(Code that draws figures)
□ □ □
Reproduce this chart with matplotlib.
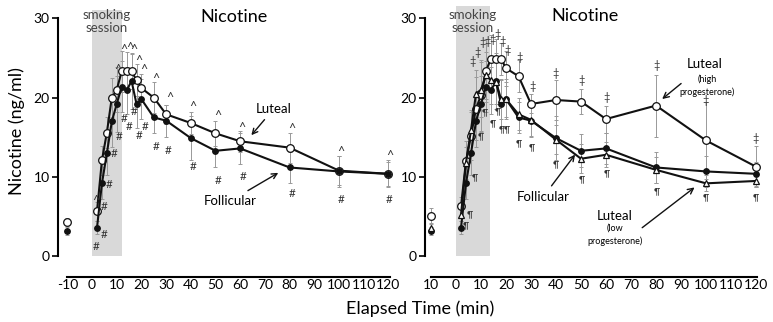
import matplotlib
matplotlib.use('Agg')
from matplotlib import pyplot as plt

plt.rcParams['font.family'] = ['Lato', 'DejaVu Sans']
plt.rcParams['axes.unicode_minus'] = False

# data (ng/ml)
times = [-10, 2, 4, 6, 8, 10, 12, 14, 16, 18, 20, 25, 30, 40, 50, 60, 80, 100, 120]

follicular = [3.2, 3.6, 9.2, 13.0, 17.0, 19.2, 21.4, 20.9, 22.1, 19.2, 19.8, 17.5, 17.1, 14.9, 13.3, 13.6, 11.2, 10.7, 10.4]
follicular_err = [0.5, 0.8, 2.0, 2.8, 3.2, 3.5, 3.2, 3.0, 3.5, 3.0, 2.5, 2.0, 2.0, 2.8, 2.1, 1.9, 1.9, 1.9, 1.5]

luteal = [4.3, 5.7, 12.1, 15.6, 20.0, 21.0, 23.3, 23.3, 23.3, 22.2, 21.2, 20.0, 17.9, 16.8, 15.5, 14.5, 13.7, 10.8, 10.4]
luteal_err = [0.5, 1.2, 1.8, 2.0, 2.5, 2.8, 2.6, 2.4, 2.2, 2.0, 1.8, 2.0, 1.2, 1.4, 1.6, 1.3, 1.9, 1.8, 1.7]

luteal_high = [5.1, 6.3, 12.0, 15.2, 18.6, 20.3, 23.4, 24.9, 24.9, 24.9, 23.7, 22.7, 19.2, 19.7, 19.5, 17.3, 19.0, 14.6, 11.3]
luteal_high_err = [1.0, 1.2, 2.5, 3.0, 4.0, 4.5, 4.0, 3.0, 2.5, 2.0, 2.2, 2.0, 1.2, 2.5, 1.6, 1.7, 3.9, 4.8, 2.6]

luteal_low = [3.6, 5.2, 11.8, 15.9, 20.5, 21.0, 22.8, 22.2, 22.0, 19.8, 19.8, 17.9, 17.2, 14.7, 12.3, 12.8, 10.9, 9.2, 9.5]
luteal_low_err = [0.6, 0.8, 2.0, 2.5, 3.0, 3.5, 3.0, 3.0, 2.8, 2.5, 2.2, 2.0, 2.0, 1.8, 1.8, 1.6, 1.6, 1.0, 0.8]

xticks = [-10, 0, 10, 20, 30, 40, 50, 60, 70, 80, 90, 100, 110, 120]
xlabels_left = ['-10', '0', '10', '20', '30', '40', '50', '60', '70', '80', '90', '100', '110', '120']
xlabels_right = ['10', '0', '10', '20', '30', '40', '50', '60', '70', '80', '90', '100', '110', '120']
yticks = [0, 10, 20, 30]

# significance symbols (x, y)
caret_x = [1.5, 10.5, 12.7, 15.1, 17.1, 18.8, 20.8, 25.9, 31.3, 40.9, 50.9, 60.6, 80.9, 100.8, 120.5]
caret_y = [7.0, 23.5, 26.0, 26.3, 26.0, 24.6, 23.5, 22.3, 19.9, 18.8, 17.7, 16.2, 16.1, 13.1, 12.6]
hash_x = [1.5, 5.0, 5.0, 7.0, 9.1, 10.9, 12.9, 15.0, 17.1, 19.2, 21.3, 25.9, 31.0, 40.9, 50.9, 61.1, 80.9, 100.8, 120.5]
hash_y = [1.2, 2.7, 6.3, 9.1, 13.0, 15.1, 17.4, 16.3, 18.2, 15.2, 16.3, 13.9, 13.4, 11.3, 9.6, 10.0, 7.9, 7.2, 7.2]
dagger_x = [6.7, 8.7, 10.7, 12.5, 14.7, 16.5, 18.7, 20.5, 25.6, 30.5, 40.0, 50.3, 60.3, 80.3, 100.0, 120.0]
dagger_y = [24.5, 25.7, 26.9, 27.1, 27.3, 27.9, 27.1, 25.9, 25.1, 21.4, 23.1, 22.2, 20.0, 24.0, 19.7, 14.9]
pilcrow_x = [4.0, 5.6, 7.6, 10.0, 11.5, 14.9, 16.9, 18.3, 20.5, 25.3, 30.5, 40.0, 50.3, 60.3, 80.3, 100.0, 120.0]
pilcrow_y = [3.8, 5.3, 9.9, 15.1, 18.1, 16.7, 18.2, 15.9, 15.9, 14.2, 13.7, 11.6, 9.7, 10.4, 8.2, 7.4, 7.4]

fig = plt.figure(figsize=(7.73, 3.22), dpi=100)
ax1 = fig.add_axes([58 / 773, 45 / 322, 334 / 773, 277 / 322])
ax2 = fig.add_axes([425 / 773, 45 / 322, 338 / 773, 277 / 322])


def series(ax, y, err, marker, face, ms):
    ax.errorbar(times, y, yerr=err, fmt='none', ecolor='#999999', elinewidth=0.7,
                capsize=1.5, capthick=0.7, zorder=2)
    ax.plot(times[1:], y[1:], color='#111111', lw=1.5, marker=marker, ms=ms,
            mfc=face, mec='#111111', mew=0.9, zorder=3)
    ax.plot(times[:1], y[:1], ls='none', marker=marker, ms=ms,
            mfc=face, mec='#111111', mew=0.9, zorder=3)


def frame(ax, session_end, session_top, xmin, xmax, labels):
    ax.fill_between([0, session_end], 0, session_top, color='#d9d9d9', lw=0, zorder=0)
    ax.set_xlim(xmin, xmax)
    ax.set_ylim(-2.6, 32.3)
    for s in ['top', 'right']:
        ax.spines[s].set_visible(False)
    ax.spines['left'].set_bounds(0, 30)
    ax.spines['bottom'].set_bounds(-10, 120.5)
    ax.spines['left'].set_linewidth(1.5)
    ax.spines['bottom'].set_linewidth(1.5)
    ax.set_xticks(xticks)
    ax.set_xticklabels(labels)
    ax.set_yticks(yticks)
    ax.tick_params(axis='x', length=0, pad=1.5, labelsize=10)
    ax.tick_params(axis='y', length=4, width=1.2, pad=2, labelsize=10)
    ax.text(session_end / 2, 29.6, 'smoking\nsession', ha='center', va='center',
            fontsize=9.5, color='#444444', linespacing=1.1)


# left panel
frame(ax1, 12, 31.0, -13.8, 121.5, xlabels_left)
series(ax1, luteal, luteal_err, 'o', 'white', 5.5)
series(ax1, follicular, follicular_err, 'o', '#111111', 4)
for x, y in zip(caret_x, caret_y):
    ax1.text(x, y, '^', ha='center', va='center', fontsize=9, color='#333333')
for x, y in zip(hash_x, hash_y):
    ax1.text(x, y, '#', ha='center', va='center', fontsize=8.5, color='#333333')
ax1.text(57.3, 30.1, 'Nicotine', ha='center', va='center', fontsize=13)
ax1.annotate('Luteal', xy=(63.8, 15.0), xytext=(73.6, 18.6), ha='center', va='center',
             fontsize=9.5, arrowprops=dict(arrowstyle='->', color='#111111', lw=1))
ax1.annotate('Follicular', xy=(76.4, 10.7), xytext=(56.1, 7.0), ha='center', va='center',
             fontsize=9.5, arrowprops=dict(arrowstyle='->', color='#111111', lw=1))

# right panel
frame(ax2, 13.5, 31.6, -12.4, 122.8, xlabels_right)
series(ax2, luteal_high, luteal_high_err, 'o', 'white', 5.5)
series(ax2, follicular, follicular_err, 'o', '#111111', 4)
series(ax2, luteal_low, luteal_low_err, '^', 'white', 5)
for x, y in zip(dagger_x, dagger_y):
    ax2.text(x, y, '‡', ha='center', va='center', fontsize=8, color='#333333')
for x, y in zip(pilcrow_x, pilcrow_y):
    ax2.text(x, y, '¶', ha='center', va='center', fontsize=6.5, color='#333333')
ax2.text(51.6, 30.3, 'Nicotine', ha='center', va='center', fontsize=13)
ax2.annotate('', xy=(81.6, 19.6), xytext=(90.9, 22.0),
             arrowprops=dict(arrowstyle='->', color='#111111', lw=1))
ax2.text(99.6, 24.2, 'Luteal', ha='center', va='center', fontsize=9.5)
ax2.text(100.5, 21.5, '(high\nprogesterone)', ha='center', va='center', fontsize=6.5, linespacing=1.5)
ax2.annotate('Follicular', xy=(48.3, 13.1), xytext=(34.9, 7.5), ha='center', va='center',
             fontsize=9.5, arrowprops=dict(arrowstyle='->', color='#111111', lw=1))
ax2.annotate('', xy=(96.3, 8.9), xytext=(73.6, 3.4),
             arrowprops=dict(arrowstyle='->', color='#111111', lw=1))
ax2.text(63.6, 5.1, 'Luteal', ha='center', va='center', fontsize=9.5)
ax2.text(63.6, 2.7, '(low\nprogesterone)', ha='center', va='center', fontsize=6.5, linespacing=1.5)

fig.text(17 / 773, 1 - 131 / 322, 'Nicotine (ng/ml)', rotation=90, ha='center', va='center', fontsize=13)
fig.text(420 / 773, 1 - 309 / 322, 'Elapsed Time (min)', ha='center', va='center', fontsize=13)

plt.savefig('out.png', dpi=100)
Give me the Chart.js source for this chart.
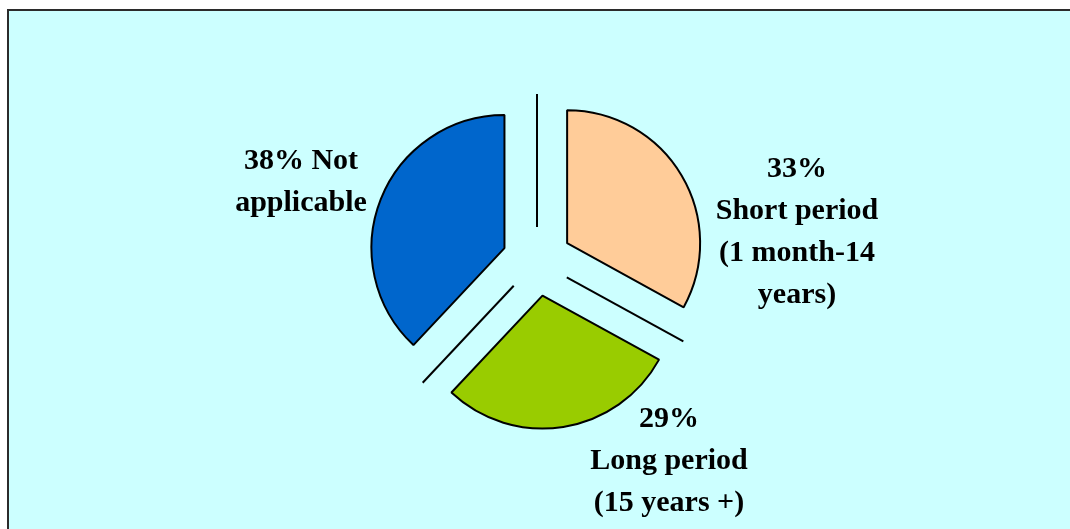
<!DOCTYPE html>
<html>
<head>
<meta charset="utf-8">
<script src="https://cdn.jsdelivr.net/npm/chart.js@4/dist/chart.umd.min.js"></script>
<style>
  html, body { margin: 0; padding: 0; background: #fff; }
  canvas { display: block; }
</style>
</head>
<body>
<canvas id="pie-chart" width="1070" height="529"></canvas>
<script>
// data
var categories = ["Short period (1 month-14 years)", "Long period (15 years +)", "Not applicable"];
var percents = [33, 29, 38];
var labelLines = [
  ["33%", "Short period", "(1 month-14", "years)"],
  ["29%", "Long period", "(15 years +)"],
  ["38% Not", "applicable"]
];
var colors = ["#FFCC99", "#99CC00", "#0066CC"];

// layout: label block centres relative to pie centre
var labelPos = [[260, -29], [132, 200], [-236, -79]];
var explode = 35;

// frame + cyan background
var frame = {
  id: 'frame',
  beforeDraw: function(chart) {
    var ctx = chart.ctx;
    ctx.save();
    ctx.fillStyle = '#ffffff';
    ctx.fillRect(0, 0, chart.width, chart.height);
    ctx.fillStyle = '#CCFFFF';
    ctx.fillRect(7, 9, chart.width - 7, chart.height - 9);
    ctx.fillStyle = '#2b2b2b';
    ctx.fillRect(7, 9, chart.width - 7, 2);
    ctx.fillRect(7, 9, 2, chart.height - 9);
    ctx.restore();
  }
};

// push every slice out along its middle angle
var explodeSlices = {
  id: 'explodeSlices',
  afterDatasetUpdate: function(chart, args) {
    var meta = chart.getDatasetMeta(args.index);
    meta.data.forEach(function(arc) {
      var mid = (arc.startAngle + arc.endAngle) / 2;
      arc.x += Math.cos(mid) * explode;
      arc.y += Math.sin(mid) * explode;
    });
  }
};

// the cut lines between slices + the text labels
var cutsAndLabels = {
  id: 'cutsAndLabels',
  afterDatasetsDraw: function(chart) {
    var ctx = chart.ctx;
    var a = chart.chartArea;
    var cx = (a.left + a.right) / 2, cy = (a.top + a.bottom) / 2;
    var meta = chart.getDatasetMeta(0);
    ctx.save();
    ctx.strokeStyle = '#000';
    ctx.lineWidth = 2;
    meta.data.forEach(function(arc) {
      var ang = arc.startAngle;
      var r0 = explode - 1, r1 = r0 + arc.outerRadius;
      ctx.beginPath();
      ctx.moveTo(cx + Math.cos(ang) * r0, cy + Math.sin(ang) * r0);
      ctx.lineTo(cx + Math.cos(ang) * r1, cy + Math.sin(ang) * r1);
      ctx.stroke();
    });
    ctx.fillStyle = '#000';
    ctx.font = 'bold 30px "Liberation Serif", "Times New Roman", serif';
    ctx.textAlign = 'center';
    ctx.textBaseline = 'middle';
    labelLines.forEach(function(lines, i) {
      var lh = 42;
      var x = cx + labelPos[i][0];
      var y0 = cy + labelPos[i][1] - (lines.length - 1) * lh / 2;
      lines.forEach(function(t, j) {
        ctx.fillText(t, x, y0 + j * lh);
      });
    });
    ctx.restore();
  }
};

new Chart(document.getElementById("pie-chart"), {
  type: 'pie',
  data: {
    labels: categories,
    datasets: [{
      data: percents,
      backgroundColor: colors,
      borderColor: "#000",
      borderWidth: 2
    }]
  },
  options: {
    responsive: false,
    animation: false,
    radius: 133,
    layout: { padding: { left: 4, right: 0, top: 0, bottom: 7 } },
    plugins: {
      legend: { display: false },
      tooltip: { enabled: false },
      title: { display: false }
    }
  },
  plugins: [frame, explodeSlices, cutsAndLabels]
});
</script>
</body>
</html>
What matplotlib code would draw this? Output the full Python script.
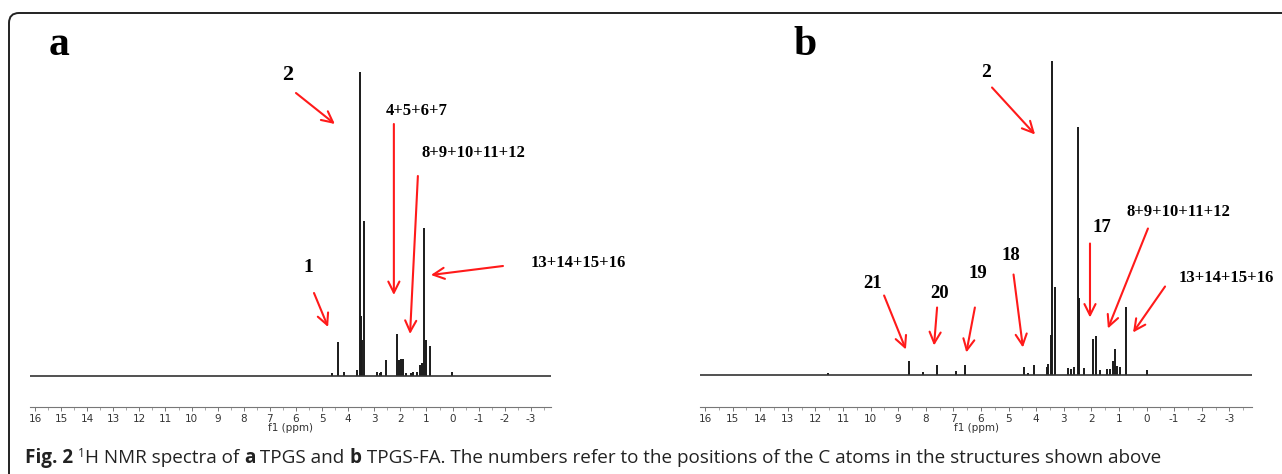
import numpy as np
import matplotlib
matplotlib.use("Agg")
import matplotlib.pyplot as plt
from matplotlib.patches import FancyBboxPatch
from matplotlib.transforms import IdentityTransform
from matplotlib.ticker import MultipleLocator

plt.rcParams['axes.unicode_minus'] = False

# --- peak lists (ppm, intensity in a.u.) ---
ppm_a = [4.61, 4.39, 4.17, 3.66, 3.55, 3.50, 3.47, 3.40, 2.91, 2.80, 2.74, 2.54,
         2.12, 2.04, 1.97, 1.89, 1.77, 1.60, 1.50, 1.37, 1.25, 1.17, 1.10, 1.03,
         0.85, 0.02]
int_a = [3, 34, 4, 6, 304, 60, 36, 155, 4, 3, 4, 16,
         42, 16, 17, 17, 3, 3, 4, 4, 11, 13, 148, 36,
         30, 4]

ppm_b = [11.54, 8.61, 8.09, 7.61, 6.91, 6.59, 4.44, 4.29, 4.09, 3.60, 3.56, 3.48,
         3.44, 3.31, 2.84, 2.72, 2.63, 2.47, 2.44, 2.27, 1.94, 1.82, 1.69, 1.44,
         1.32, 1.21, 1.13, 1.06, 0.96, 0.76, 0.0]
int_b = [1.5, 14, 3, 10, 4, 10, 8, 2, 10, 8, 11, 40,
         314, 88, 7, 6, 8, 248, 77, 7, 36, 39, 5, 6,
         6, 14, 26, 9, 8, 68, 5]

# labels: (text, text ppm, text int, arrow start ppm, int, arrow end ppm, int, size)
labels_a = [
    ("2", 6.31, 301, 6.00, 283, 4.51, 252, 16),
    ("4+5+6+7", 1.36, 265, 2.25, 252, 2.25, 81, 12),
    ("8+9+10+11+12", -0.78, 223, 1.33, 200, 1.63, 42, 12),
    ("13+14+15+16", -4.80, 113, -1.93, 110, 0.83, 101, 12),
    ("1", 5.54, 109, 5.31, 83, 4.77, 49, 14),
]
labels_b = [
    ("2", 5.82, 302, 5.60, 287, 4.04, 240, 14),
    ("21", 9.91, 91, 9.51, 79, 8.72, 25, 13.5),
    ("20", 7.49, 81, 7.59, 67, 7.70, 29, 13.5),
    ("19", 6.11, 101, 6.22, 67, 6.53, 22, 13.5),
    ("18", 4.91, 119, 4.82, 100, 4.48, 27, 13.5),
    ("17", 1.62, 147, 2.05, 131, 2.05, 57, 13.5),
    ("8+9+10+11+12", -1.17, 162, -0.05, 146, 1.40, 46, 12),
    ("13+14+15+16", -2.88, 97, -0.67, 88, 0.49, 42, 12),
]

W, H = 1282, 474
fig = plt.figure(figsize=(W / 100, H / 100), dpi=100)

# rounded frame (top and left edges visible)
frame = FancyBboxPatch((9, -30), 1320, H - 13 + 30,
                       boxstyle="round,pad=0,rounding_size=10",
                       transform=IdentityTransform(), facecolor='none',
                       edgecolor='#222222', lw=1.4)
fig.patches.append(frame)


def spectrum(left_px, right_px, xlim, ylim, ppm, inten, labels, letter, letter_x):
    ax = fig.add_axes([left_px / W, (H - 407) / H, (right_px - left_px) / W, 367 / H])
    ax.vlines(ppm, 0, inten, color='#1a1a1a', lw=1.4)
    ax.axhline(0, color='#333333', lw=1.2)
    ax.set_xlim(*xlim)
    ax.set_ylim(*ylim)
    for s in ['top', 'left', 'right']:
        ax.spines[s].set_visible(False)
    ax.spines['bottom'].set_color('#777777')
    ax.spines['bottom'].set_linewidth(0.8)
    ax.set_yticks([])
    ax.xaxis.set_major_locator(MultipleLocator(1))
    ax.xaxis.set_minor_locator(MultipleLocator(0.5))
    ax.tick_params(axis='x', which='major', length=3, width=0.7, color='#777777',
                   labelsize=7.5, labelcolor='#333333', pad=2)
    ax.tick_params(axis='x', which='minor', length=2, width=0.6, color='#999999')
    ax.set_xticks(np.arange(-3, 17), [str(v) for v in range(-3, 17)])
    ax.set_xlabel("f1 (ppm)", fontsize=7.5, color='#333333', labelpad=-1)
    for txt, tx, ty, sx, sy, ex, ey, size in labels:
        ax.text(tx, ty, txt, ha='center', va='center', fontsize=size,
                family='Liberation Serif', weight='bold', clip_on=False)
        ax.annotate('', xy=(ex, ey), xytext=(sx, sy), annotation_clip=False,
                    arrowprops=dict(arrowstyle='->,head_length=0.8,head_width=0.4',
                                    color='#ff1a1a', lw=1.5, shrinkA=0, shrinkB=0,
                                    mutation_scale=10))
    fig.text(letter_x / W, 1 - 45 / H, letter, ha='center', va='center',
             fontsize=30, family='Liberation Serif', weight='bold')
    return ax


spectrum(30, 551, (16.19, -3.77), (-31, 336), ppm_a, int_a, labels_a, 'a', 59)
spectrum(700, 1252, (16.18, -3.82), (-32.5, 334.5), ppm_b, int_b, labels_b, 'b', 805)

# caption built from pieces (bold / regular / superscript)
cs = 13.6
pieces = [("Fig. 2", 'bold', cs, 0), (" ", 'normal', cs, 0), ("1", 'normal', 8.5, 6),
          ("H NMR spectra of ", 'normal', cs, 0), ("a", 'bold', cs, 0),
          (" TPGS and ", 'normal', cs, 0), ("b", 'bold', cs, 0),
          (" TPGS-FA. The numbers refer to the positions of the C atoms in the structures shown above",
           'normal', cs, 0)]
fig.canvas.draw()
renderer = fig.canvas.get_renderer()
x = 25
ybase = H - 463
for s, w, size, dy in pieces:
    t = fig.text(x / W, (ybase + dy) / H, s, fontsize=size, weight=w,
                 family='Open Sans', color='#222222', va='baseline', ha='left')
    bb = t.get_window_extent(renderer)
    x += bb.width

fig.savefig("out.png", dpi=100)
□ □ □
Any pictures should be left out. Reproduce every line from the one holding "What matplotlib code" down to the one holding "6, 14, 26, 9, 8, 68, 5]", both of those lines included.

What matplotlib code would draw this? Output the full Python script.
import numpy as np
import matplotlib
matplotlib.use("Agg")
import matplotlib.pyplot as plt
from matplotlib.patches import FancyBboxPatch
from matplotlib.transforms import IdentityTransform
from matplotlib.ticker import MultipleLocator

plt.rcParams['axes.unicode_minus'] = False

# --- peak lists (ppm, intensity in a.u.) ---
ppm_a = [4.61, 4.39, 4.17, 3.66, 3.55, 3.50, 3.47, 3.40, 2.91, 2.80, 2.74, 2.54,
         2.12, 2.04, 1.97, 1.89, 1.77, 1.60, 1.50, 1.37, 1.25, 1.17, 1.10, 1.03,
         0.85, 0.02]
int_a = [3, 34, 4, 6, 304, 60, 36, 155, 4, 3, 4, 16,
         42, 16, 17, 17, 3, 3, 4, 4, 11, 13, 148, 36,
         30, 4]

ppm_b = [11.54, 8.61, 8.09, 7.61, 6.91, 6.59, 4.44, 4.29, 4.09, 3.60, 3.56, 3.48,
         3.44, 3.31, 2.84, 2.72, 2.63, 2.47, 2.44, 2.27, 1.94, 1.82, 1.69, 1.44,
         1.32, 1.21, 1.13, 1.06, 0.96, 0.76, 0.0]
int_b = [1.5, 14, 3, 10, 4, 10, 8, 2, 10, 8, 11, 40,
         314, 88, 7, 6, 8, 248, 77, 7, 36, 39, 5, 6,
         6, 14, 26, 9, 8, 68, 5]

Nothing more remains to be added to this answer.